Without Labour participation, it is doubtful whether a Socialist project could be revived. From 1924 to 1928, the official Irish Communist leader was Larkin and Larkin was far more concerned with maintaining his union base than in building a party, let alone a Socialist Republican front. Apart from various individuals on the left, the burden of building such a front was laid on a group within the Republican movement and it was a bird that tried to fly on one wing. The movement had lost the civil war. In 1926, it lost many of its more socially conscious leaders to de Valera’s breakaway, which would come to power on quite a clear, if limited programme of democratic demands. Finally there was an amount of ideological pressure (understated by Grant and less than later) from the Catholic Church. Despite these handicaps, the annuities agitation and then the depression revived Socialist Republicanism, only for it to be opposed by the hostile forces that had grown while it was in the doldrums. The Republican movement split in what was, despite the programmatic similarities of the two sides, a practical left-right division. Then the left’s new Republican Congress split as well. Only the Communist Party survived. The Socialist Republican milieu was saved from the reformism of left republicans before and after it by its members either dying bravely in Spain or retiring, like Peadar O’Donnell, from political intervention into liberal Popular Front journalism.

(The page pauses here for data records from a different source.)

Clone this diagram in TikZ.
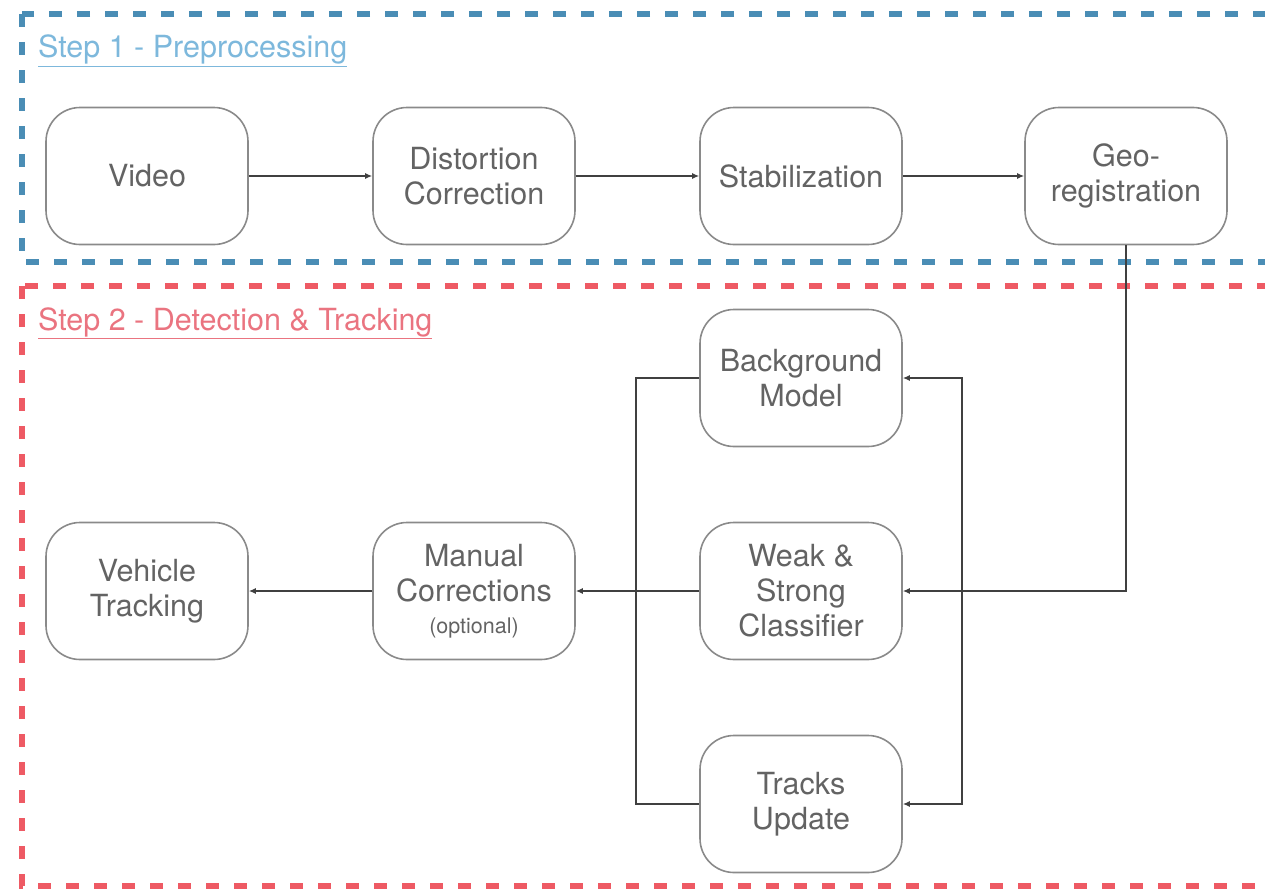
\documentclass[tikz,border=0pt]{standalone}
\usepackage{fontspec}
\setmainfont{TeX Gyre Heros}
\usetikzlibrary{arrows.meta}
\definecolor{boxgray}{HTML}{8A8A8A}
\definecolor{textgray}{HTML}{636363}
\definecolor{stepblue}{HTML}{4A8DB5}
\definecolor{stepred}{HTML}{EE5A64}
\definecolor{titleblue}{HTML}{7DB8DC}
\definecolor{titlered}{HTML}{EA7480}
\tikzset{
  stage/.style={draw=boxgray, line width=1.6pt, rounded corners=34pt,
    minimum width=202pt, minimum height=137pt, align=center,
    text=textgray, font=\fontsize{30.5}{35}\selectfont},
  link/.style={draw=black!75, line width=1.3pt, -{Latex[length=7pt,width=6pt]}},
  wire/.style={draw=black!75, line width=1.3pt},
  frame/.style={line width=6pt, dash pattern=on 13pt off 15pt},
  steptitle/.style={anchor=base west, inner sep=0pt, font=\fontsize{30.5}{35}\selectfont}
}
\begin{document}
\begin{tikzpicture}[x=1pt,y=-1pt]
  \useasboundingbox (0,0) rectangle (1265,891);
  \clip (0,0) rectangle (1265,891);
  % step frames
  \draw[frame, stepblue] (22,14) rectangle (1320,262);
  \draw[frame, stepred] (22,286) rectangle (1320,886);
  \node[steptitle, text=titleblue] (title1) at (38,58) {\underline{Step 1 - Preprocessing}};
  \node[steptitle, text=titlered] (title2) at (38,330) {\underline{Step 2 - Detection \& Tracking}};
  % step 1
  \node[stage] (video) at (147,176) {Video};
  \node[stage] (distortion) at (474,176) {Distortion\\Correction};
  \node[stage] (stabilization) at (801,176) {Stabilization};
  \node[stage] (georeg) at (1126,176) {Geo-\\registration};
  % step 2
  \node[stage] (background) at (801,378) {Background\\Model};
  \node[stage] (classifier) at (801,591) {Weak \&\\Strong\\Classifier};
  \node[stage] (tracks) at (801,804) {Tracks\\Update};
  \node[stage] (manual) at (474,591) {Manual\\Corrections\\[-3pt]{\fontsize{21.5}{24}\selectfont(optional)}};
  \node[stage] (vehicle) at (147,591) {Vehicle\\Tracking};
  \coordinate (split) at (962,591);
  \coordinate (mergetop) at (636,378);
  \coordinate (mergebot) at (636,804);
  % connectors
  \draw[link] (video) -- (distortion);
  \draw[link] (distortion) -- (stabilization);
  \draw[link] (stabilization) -- (georeg);
  \draw[link] (georeg.south) |- (classifier.east);
  \draw[link] (split) |- (background.east);
  \draw[link] (split) |- (tracks.east);
  \draw[wire] (background.west) -- (mergetop) -- (mergebot) -- (tracks.west);
  \draw[link] (classifier.west) -- (manual.east);
  \draw[link] (manual) -- (vehicle);
\end{tikzpicture}
\end{document}
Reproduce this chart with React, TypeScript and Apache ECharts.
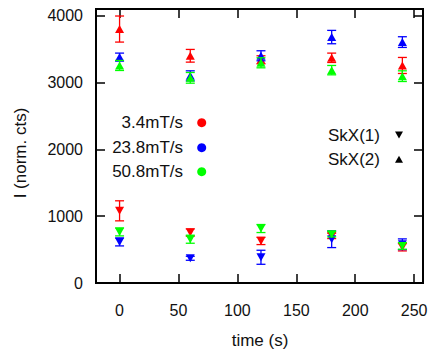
import React, { useEffect, useRef } from "react";
import * as echarts from "echarts";

const times = [0, 60, 120, 180, 240];
const xTicks = [0, 50, 100, 150, 200, 250];
const yTicks = [0, 1000, 2000, 3000, 4000];

// SkX(2) – upward triangles
const skx2Red = [3800, 3400, 3340, 3370, 3255];
const skx2RedErr = [195, 95, 60, 70, 120];
const skx2Blue = [3380, 3100, 3400, 3680, 3605];
const skx2BlueErr = [60, 75, 75, 100, 80];
const skx2Green = [3255, 3070, 3295, 3185, 3095];
const skx2GreenErr = [75, 80, 75, 70, 80];

// SkX(1) – downward triangles
const skx1Red = [1080, 755, 630, 705, 535];
const skx1RedErr = [150, 55, 55, 40, 55];
const skx1Blue = [615, 370, 385, 655, 580];
const skx1BlueErr = [60, 30, 105, 125, 80];
const skx1Green = [765, 655, 815, 730, 555];
const skx1GreenErr = [60, 60, 60, 40, 50];

const rateLabels = ["3.4mT/s", "23.8mT/s", "50.8mT/s"];
const rateColors = ["#ff0000", "#0000ff", "#00ff00"];
const phaseLabels = ["SkX(1)", "SkX(2)"];

const FONT = "Liberation Sans, Arial, Helvetica, sans-serif";

function errSeries(vals: number[], errs: number[], color: string, up: boolean) {
  return {
    type: "custom",
    xAxisIndex: 0,
    yAxisIndex: 0,
    data: times.map((t, i) => [t, vals[i], errs[i]]),
    encode: { x: 0, y: 1 },
    renderItem: (params: any, api: any) => {
      const x = api.value(0);
      const y = api.value(1);
      const e = api.value(2);
      const p = api.coord([x, y]);
      const lo = api.coord([x, y - e]);
      const hi = api.coord([x, y + e]);
      const cw = 4.5;
      const hw = 4.5;
      const hh = 4;
      const tri = up
        ? [[p[0] - hw, p[1] + hh], [p[0] + hw, p[1] + hh], [p[0], p[1] - hh]]
        : [[p[0] - hw, p[1] - hh], [p[0] + hw, p[1] - hh], [p[0], p[1] + hh]];
      const ls = { stroke: color, lineWidth: 1.3 };
      return {
        type: "group",
        children: [
          { type: "line", shape: { x1: p[0], y1: lo[1], x2: p[0], y2: hi[1] }, style: ls },
          { type: "line", shape: { x1: p[0] - cw, y1: lo[1], x2: p[0] + cw, y2: lo[1] }, style: ls },
          { type: "line", shape: { x1: p[0] - cw, y1: hi[1], x2: p[0] + cw, y2: hi[1] }, style: ls },
          { type: "polygon", shape: { points: tri }, style: { fill: color } },
        ],
      };
    },
  };
}

export default function App() {
  const ref = useRef<HTMLDivElement>(null);
  useEffect(() => {
    document.body.style.margin = "0";
    if (!ref.current) return;
    const chart = echarts.init(ref.current, undefined, { renderer: "svg" });
    const tickStyle = { color: "#000", width: 1.5 };
    const legendGraphics: any[] = [];
    const rateY = [122.7, 147.7, 171.7];
    rateLabels.forEach((lab, i) => {
      legendGraphics.push({
        type: "text",
        x: 183,
        y: rateY[i],
        style: { text: lab, fill: "#111", font: `17px ${FONT}`, textAlign: "right", textVerticalAlign: "middle" },
      });
      legendGraphics.push({
        type: "circle",
        shape: { cx: 201.7, cy: rateY[i], r: 4.5 },
        style: { fill: rateColors[i] },
      });
    });
    const phaseY = [135, 159.3];
    phaseLabels.forEach((lab, i) => {
      legendGraphics.push({
        type: "text",
        x: 380,
        y: phaseY[i],
        style: { text: lab, fill: "#111", font: `17px ${FONT}`, textAlign: "right", textVerticalAlign: "middle" },
      });
      const cx = 399;
      const cy = phaseY[i];
      const pts =
        i === 0
          ? [[cx - 4, cy - 3.5], [cx + 4, cy - 3.5], [cx, cy + 3.5]]
          : [[cx - 4, cy + 3.5], [cx + 4, cy + 3.5], [cx, cy - 3.5]];
      legendGraphics.push({ type: "polygon", shape: { points: pts }, style: { fill: "#000" } });
    });
    legendGraphics.push({
      type: "text",
      x: 20.5,
      y: 153,
      rotation: Math.PI / 2,
      style: { text: "I (norm. cts)", fill: "#111", font: `17px ${FONT}`, textAlign: "center", textVerticalAlign: "middle" },
    });
    legendGraphics.push({
      type: "text",
      x: 260,
      y: 340,
      style: { text: "time (s)", fill: "#111", font: `17px ${FONT}`, textAlign: "center", textVerticalAlign: "middle" },
    });

    const fmt = (v: number) => String(v);
    const hiddenLine = { show: false, onZero: false };

    chart.setOption({
      animation: false,
      grid: { left: 96, right: 9, top: 9, bottom: 68, show: true, borderColor: "#000", borderWidth: 2, backgroundColor: "transparent" },
      xAxis: [
        {
          type: "value",
          position: "bottom",
          min: -20,
          max: 257.5,
          axisLine: hiddenLine,
          splitLine: { show: false },
          axisTick: { show: true, inside: true, length: 9, lineStyle: tickStyle, customValues: xTicks },
          axisLabel: { customValues: xTicks, formatter: fmt, margin: 19, color: "#111", fontSize: 16, fontFamily: FONT },
        },
        {
          type: "value",
          position: "top",
          min: -20,
          max: 257.5,
          axisLine: hiddenLine,
          splitLine: { show: false },
          axisTick: { show: true, inside: true, length: 9, lineStyle: tickStyle, customValues: xTicks },
          axisLabel: { show: false },
        },
      ],
      yAxis: [
        {
          type: "value",
          position: "left",
          min: 0,
          max: 4100,
          axisLine: hiddenLine,
          splitLine: { show: false },
          axisTick: { show: true, inside: true, length: 9, lineStyle: tickStyle, customValues: yTicks },
          axisLabel: { customValues: yTicks, formatter: fmt, margin: 13, color: "#111", fontSize: 16, fontFamily: FONT },
        },
        {
          type: "value",
          position: "right",
          min: 0,
          max: 4100,
          axisLine: hiddenLine,
          splitLine: { show: false },
          axisTick: { show: true, inside: true, length: 9, lineStyle: tickStyle, customValues: yTicks },
          axisLabel: { show: false },
        },
      ],
      graphic: legendGraphics,
      series: [
        errSeries(skx1Red, skx1RedErr, rateColors[0], false),
        errSeries(skx1Blue, skx1BlueErr, rateColors[1], false),
        errSeries(skx1Green, skx1GreenErr, rateColors[2], false),
        errSeries(skx2Red, skx2RedErr, rateColors[0], true),
        errSeries(skx2Blue, skx2BlueErr, rateColors[1], true),
        errSeries(skx2Green, skx2GreenErr, rateColors[2], true),
      ],
    });
    return () => chart.dispose();
  }, []);
  return <div ref={ref} style={{ width: 432, height: 351 }} />;
}
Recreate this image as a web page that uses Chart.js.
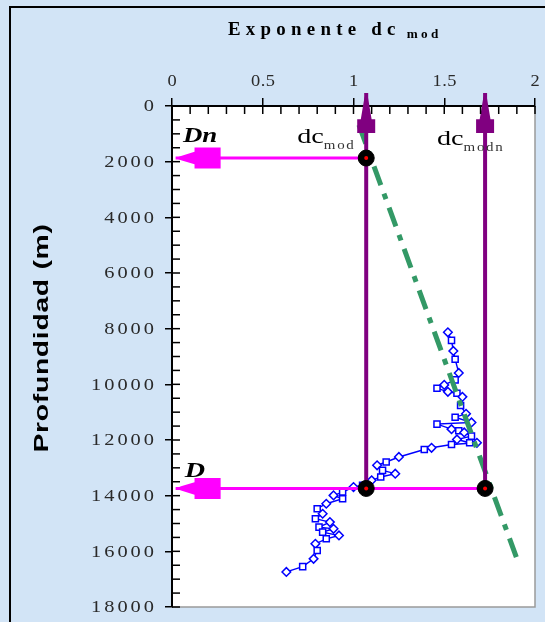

Grant’s main narrative ends by recording that one of the last Communist Party sponsored meetings to try to revive Socialist Republicanism was attended by Cathal Goulding. He would play a role in such a revival a quarter century later. That story has been considered elsewhere. Its inspirers had learnt little from the previous experience. Moving away from physical force and ignored by the Labour Party, the nationalist reformist Republicans had their instincts rationalised by the Communist Party and postponed the aim of a socialist state until after establishing an united Irish capitalist entity. This meant tackling in isolation the outstanding task of national bourgeois revolution, ignored by their Socialist Republican predecessors: Irish unity, while excluding not only armed struggle but the socialist demands that could persuade the Protestant workers that unity would not give them Catholic bosses. At first, they tried to win the Unionist rank and file to work with them by a programme of equal capitalist civil rights, only to alienate that rank and file (too many of whom benefited from the inequality). When they jettisoned the bourgeois programme for what they thought was socialism, they continued to treat the problem within a minimalist partitionist perspective. They avoided appeals to mobilise to raise consciousness on the matter in the twenty-six counties, despite empirical evidence that it could stimulate industrial militancy. Instead they tried to appear as defenders of the Loyalists against the physical force of the Provisionals. The Workers Party today shows the success of this strategy. Yet it is the same policy as that pursued today by the heirs of those Provisionals, albeit from a stronger popular base. Marx wrote that history is repeated the first time as tragedy, the second as farce. He said nothing as to how a third staging is to be described.